Hybrid cross-linked poly(2-acrylamido-2-methyl-1-propanesulfonic acid) hydrogels with tunable viscoelastic, mechanical and self-healing properties


Su E., Okay O.

REACTIVE & FUNCTIONAL POLYMERS, vol.123, pp.70-79, 2018 (SCI-Expanded) identifier identifier

  • Publication Type: Article / Article
  • Volume: 123
  • Publication Date: 2018
  • Doi Number: 10.1016/j.reactfunctpolym.2017.12.009
  • Journal Name: REACTIVE & FUNCTIONAL POLYMERS
  • Journal Indexes: Science Citation Index Expanded (SCI-EXPANDED), Scopus
  • Page Numbers: pp.70-79
  • Keywords: 2-Acrylamido-2-methyl-1-propanesulfonic acid, (AMPS), Hydrogels, Laponite, Hybrid-cross-linking, Self-healing, NANOCOMPOSITE HYDROGELS, RADICAL POLYMERIZATION, LAPONITE DISPERSIONS, SWELLING EQUILIBRIA, LIGHT-SCATTERING, FRACTURE, GELS, POLYMERS, MONOMERS, BEHAVIOR
  • Istanbul Technical University Affiliated: Yes

Abstract

Hydrogels derived from 2-acrylamido-2-methyl-1-propanesulfonic acid (AMPS) monomer are attractive materials for producing soft-biomimetic actuators, superabsorbents, and biomaterials. Here we present a simple synthetic strategy to prepare mechanically strong poly(2-acrylamido-2-methyl-1-propanesulfonic acid) (PAMPS) hydrogels with self-healing ability. Initiator-free polymerization of AMPS in aqueous solution in the presence of Laponite nanoparticles and N,N'-methylenebis(acrylamide) (BAAm) cross-linker produces hybrid-cross-linked hydrogels with excellent mechanical properties. The hydrogels exhibit a high modulus (similar to 700 kPa), compressive strength (45 MPa at similar to 90% strain), good resilience, and self-healing. The results reveal that the incorporation of Laponite and BAAm separately into the physical PAMPS network weakens hydrogen bonding interactions while their combination enhances these interactions and generate water-insoluble hydrogels with a high modulus.

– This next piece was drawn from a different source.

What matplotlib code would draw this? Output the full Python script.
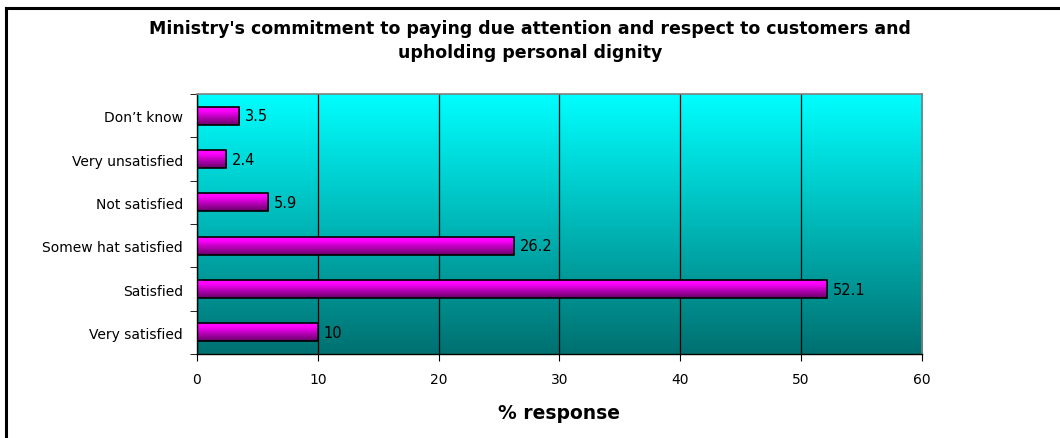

The superior properties of hybrid cross-linked hydrogels are attributed to strengthening of the interactions between chemically cross-linked PAMPS chains and nanoparticles. The hybrid approach presented here might enable preparation of mechanically strong nanocomposite hydrogels consisting of strongly or weakly charged polymer chains of different architecture.